4. Motor Intelligence: The Underlying OS for Focus and Learning
Many mistake “motor neurons” for just running fast or jumping high. In reality, it is the Operating System (OS) of the brain. Children with mature motor development typically exhibit:
- Rapid Reaction Speeds
- Superior Hand-Eye Coordination
- Enhanced Spatial Awareness
- Instructional Endurance: They can “sit still” better because their brain knows how to regulate the body.
You aren’t just cultivating an athlete; you are upgrading their focus, learning efficiency, and emotional stability.
5. Why Ball Sports and Track are Uniquely Effective
Not all movements are created equal. High-value developmental sports share common traits:
- Multi-directional movement.
- Requirement for real-time judgment and reaction.
- Whole-body coordination rather than isolated muscle groups.
Activities like Track & Field (Running, Jumping, Throwing), Badminton, Soccer, and Gymnastics are essential. They function as a training ground for the brain to issue rapid commands and for the body to provide instant, precise responses.
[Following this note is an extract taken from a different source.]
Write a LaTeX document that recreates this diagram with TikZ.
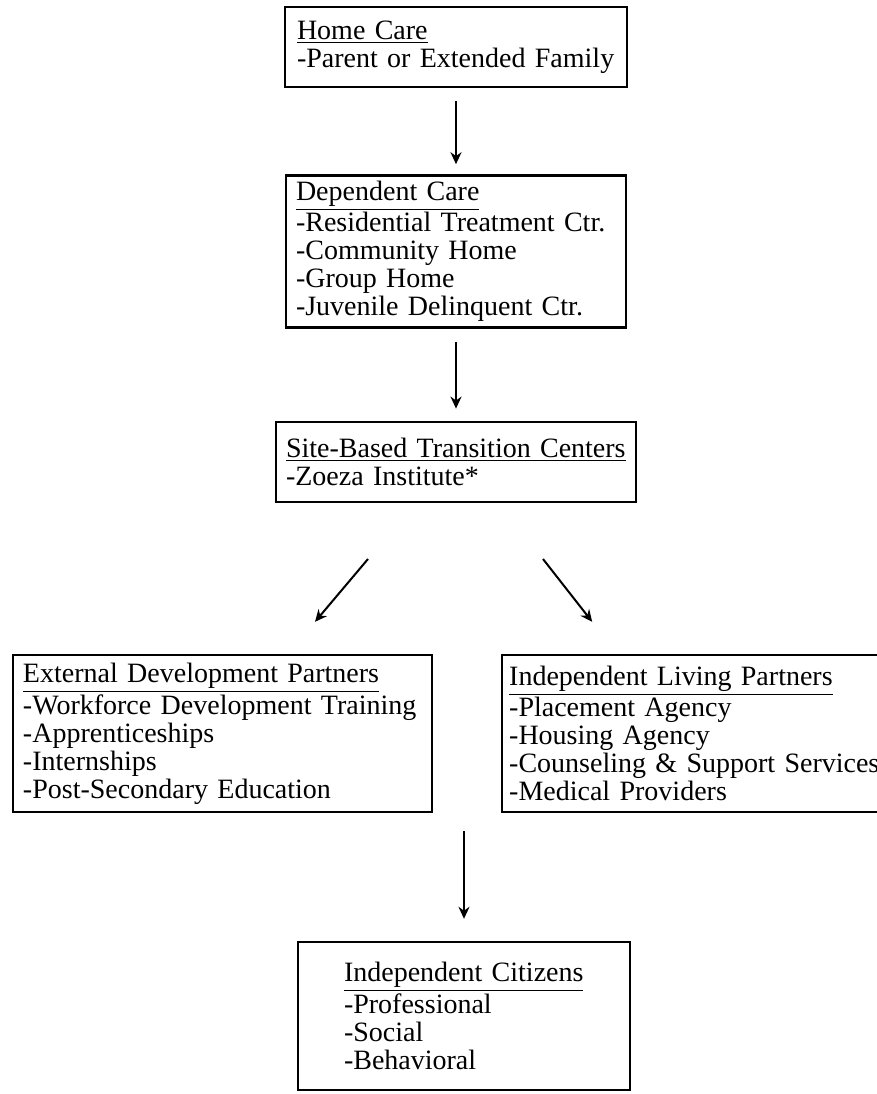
\documentclass[tikz,border=0pt]{standalone}
\usepackage{fontspec}
\setmainfont{Liberation Serif}
\usetikzlibrary{positioning, arrows.meta, calc}
\newcommand{\boxfont}{\fontsize{14}{14}\selectfont}

\begin{document}
\begin{tikzpicture}[
    x=0.5pt, y=-0.5pt,
    box/.style={rectangle, draw, line width=1.2pt, align=left, font=\boxfont, inner ysep=0pt},
    arr/.style={-{Stealth[length=6pt, width=5.5pt]}, line width=1pt},
  ]
    \useasboundingbox (0,0) rectangle (877,1094);
    \clip (0,0) rectangle (877,1094);

    \node[box, text width=159pt, inner xsep=6pt, minimum height=40pt] (home) at (456,47) {\underline{Home Care}\\-Parent or Extended Family};
    \node[box, below=43pt of home, text width=160pt, inner xsep=5pt, minimum height=76pt] (dep) {\underline{Dependent Care}\\-Residential Treatment Ctr.\\-Community Home\\-Group Home\\-Juvenile Delinquent Ctr.};
    \node[box, below=46pt of dep, text width=170pt, inner xsep=5pt, minimum height=40pt] (site) {\underline{Site-Based Transition Centers}\\-Zoeza Institute*};

    \node[box, text width=199.5pt, inner xsep=5pt, minimum height=78.5pt] (ext) at (222.5,733.5) {\underline{External Development Partners}\\-Workforce Development Training\\-Apprenticeships\\-Internships\\-Post-Secondary Education};
    \node[box, anchor=west, text width=186pt, inner xsep=3.5pt, minimum height=78.5pt] (ind) at (501,733.5) {\underline{Independent Living Partners}\\-Placement Agency\\-Housing Agency\\-Counseling \& Support Services\\-Medical Providers};

    \node[box, text width=120pt, inner xsep=23pt, minimum height=74pt] (cit) at (464,1016) {\underline{Independent Citizens}\\-Professional\\-Social\\-Behavioral};

    \draw[arr, shorten <=6.5pt, shorten >=5pt] (home) -- (dep);
    \draw[arr, shorten <=6.5pt, shorten >=6pt] (dep) -- (site);
    \draw[arr] ($(site.south)+(-88,56)$) -- ($(ext.north)+(92.5,-32)$);
    \draw[arr] ($(site.south)+(87,56)$) -- ($(ind.north)+(-103,-32)$);
    \draw[arr, shorten <=9pt, shorten >=11pt] (cit.north |- ext.south) -- (cit.north);
  \end{tikzpicture}
\end{document}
6. Missing the Window: Not Impossible, but Significantly More Costly
Let’s be honest without sugarcoating:
- ✔ Missing the primary school window is not a dead end; recovery is possible.
- ✘ However, it will require exponentially more time, frustration, and patience.
It is exactly like learning a language: in childhood, it is immersion; in adulthood, it is rote memorization. The question is: Are you willing to help your child save a lifetime of effort by building the foundation now?
7. Pragmatic Advice for Parents (The Balanced Approach)
- Avoid Early Specialization: Focus on diverse movement over competitive mastery.
- Consistency over Intensity: 2–3 sessions a week that involve “sweating and thinking.”
- Sustainability over Trophies: The goal is a lifelong functional body, not a shelf of medals.
Your child doesn’t need to be a champion, but they deserve an “obedient,” coordinated brain and body.
Motor Intelligence is a Child’s Invisible Resume
Report cards expire. Trophies gather dust. But the neural coordination between brain and body lasts a lifetime. The primary school years are not meant to be “filled with schedules,” but to be used to pave the neural highway. Once the road is paved, the journey of life becomes infinitely smoother.